If, on application by an interested person or in any proceedings in which a company is involved, a court finds that the incorporation of the company, any use of the company, or any act by on behalf of the company, constitutes an unconscionable abuse of the juristic personality of the company as a separate entity, the court may-

(a)        declare that the company is to be deemed not to be a juristic person in respect of any right, obligation or liability of the company or of a shareholder of the company or, in the case of a non-profit company, a member of the company, or of another person specified in the declaration; and

(b)        make any further order that the court considers appropriate to give effect to a declaration contemplated in paragraph (a).’

[26] It is settled that words in a statute must be given their ordinary meaning unless to do so would result in an absurdity. Statutory provisions should always be interpreted purposively, in context and consistently with the Constitution.[5] Stated differently, when interpreting legislation, what must be considered is the language used; the context in which the relevant provision appears; the apparent purpose to which it is directed; and the material known to those responsible for its production.[6]

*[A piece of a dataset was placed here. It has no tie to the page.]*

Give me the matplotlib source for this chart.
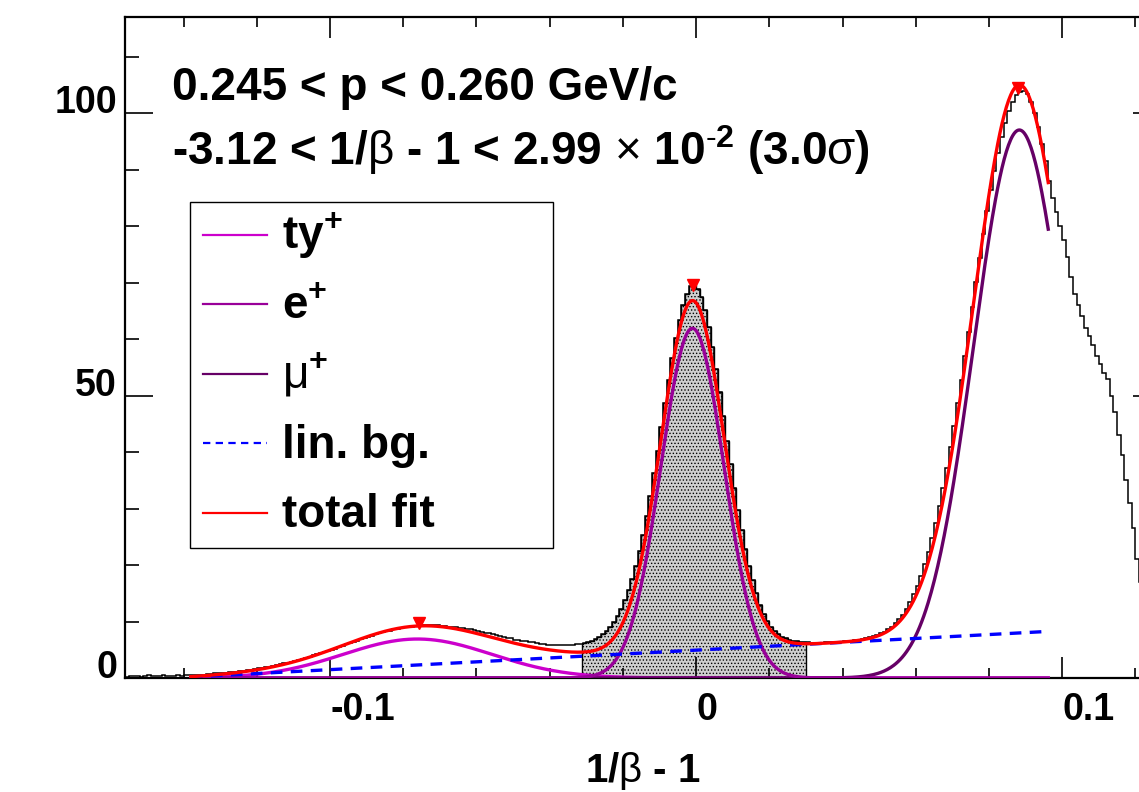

[27] It is trite that a company is a legal entity distinct from its shareholders. It has rights and liabilities of its own, separate from those of its shareholders. Its property is its own and not that of its shareholders.[7] This follows from the separate legal existence with which a company is by statute endowed.[8] Thus, in The Shipping Corporation of India Ltd [9] Corbett CJ said:

It seems to me that, generally, it is of cardinal importance to keep distinct the property rights of a company and those of its shareholders, even where the latter is a single entity, and that the only permissible deviation from this rule known to our law occurs in those (in practice) rare cases where the circumstances justify “piercing” or “lifting” the corporate veil. And in this regard it should not make any difference whether the shares be held by a holding company or by a Government. I do not find it necessary to consider, or attempt to define, the circumstances under which the Court will pierce the corporate veil. Suffice it to say that they would generally have to include an element of fraud or other improper conduct in the establishment or use of the company or the conduct of its affairs. In this connection the words “device”, “stratagem”, “cloak” and “sham” have been used …’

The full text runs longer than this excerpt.